To make a long story short - I've finished my term in AI and went to Belarus, to my parents house, to spend a couple of months as my vacation. At the end of August I am going to Poland to meet my first MC team (Masha, Dasha, Marek) - "coincidence" but we have our MC re-union at the times of IC :))) So I plan to see some other friends around, say last "bye" to AIESEC at our AI handover session. Then back home for September, and back to Poland for a week-end for Mike Janiszweski's wedding. All in all enjoy being an alumnae :) (well, not quite, as I plan going for an AIESEC internship). And this is precisely my job plan - somewhere around October-November I plan to go on an internship. This is a task to match my ambitions and aspirations with my skills and experience. I believe somewhere in endless pools of TNs there is the one waiting for me :) Searching so far.

So it's been a week as I'm at home.
It is Svisloch, a small town in western Belarus (a couple of dozens km away from the polish border), where my parents live, for 15 years already (we are from other places ourselves - see my 100 things post).

And no, I'm not bored. I'm doing exactly what I wanted badly - not much doing :) 2 days to unpack my stuff, watching TV and movies, reading books, magazines, sleeping A LOT (there has been no day I woke up before 9 am). And at the same time I don't feel quite as on my vacations. Because vacations (as the one I had in Egypt) - it's when you are resting in a place done for resting, and there is only you deciding what's going on after that next swim. Well, home-sweet-home is a different place.
I missed my parents (well, have to admit I haven't seem them well this year - 2 times for 1 day each), and it was good to see that Mom looks great for her 50, Dad is the same Man in the house hehe :) However the thing that hit me - I am no longer used to share my life with other people. I've got independence over last 8 years I has been living on my own, with short visits home. And now there is my family that wants me be part of it again - having dinners when it's time to, not when I'm hungry, doing some work about the house because my Mom needs it… It's not bad, just different for me, but I'm getting used to it. Anyways, it's good to be back to the place where you are taken and loved as you are :)

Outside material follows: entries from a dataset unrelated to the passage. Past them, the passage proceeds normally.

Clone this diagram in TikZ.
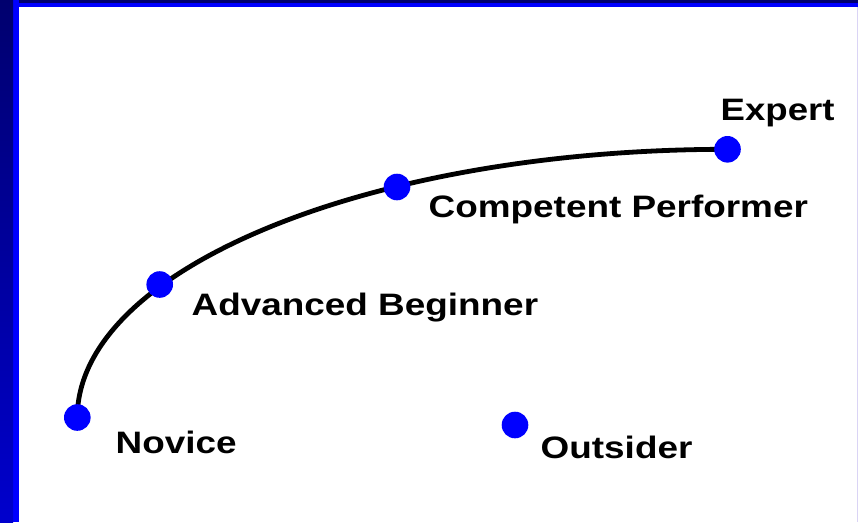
\documentclass[tikz,border=0pt]{standalone}
\usepackage{fontspec}
\setmainfont{Liberation Sans}
\definecolor{framenavy}{RGB}{0,0,110}
\definecolor{framedeep}{RGB}{0,0,205}
\definecolor{frameblue}{RGB}{0,0,255}
\definecolor{edgelav}{RGB}{218,212,245}
\definecolor{dotblue}{RGB}{0,0,255}
\begin{document}
\begin{tikzpicture}[x=1pt,y=-1pt,
  stage/.style={circle,fill=dotblue,draw=none,minimum size=26.6pt,inner sep=0pt},
  stagelabel/.style={anchor=base west,inner sep=0pt,font=\fontsize{31}{37}\selectfont\bfseries},
  path line/.style={line width=4.8pt,draw=black}]
  \useasboundingbox (0,0) rectangle (858,522);
  % page and frame
  \fill[white] (0,0) rectangle (858,522);
  \fill[frameblue] (0,0) rectangle (858,7);
  \fill[framenavy] (0,0) rectangle (858,2.5);
  \fill[frameblue] (0,0) rectangle (19,522);
  \shade[top color=framenavy,bottom color=framedeep] (0,0) rectangle (13,522);
  \fill[edgelav] (856.8,7) rectangle (858,522);

  % stage positions
  \coordinate (novicept) at (77.3,417.5);
  \coordinate (advpt) at (159.7,284.5);
  \coordinate (comppt) at (397,187);
  \coordinate (exppt) at (727.5,149.3);
  \coordinate (outpt) at (515,425);

  % development curve from novice to expert
  \draw[path line] (novicept) arc[start angle=180,end angle=270,x radius=650.2,y radius=268.2];

  % stages
  \node[stage] (novice) at (novicept) {};
  \node[stage] (adv) at (advpt) {};
  \node[stage] (comp) at (comppt) {};
  \node[stage] (expert) at (exppt) {};
  \node[stage] (outsider) at (outpt) {};

  % labels
  \node[stagelabel] (lexpert) at (720.5,120) {\scalebox{1.18}[1]{Expert}};
  \node[stagelabel] (lcomp) at (428.5,217) {\scalebox{1.19}[1]{Competent Performer}};
  \node[stagelabel] (ladv) at (191.5,315) {\scalebox{1.19}[1]{Advanced Beginner}};
  \node[stagelabel] (lnovice) at (115.5,453) {\scalebox{1.19}[1]{Novice}};
  \node[stagelabel] (loutsider) at (540.5,458) {\scalebox{1.19}[1]{Outsider}};
\end{tikzpicture}
\end{document}
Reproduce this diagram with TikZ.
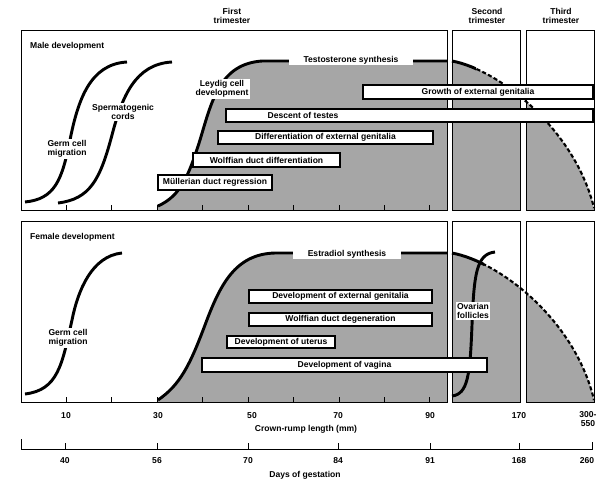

And things got different in the town. It is no longer a forgotten hole (mind you - we have 10.000 people population) - we've got many new shops (now over several dozens, but yes, still no supermarkets and I don't predict any), a couple of re-building houses, and I even got internet at home in 1 day!!! Yes, this is the biggest development I feel personally - can't believe I'm sitting in my old room with a laptop connected to the worldwideweb :)))

The other big thing - the speed of life is different here. If in Europe I felt myself relatively young in comparing to others (I'm 23) - here I'm feeling much older. Half of my former class-mates from school are married and have babies. I met a girl we used to be friends with before I left for long, and she has a baby 4 months old, she's a mother! For me that's too early (it seems she thinks the same) - but that's the way things happen here.
Oh no-no, it doesn't make me desperate to get married, there is a loooong way to it :) But interesting to be a part of this life - which used to be mine, and which is of my friends.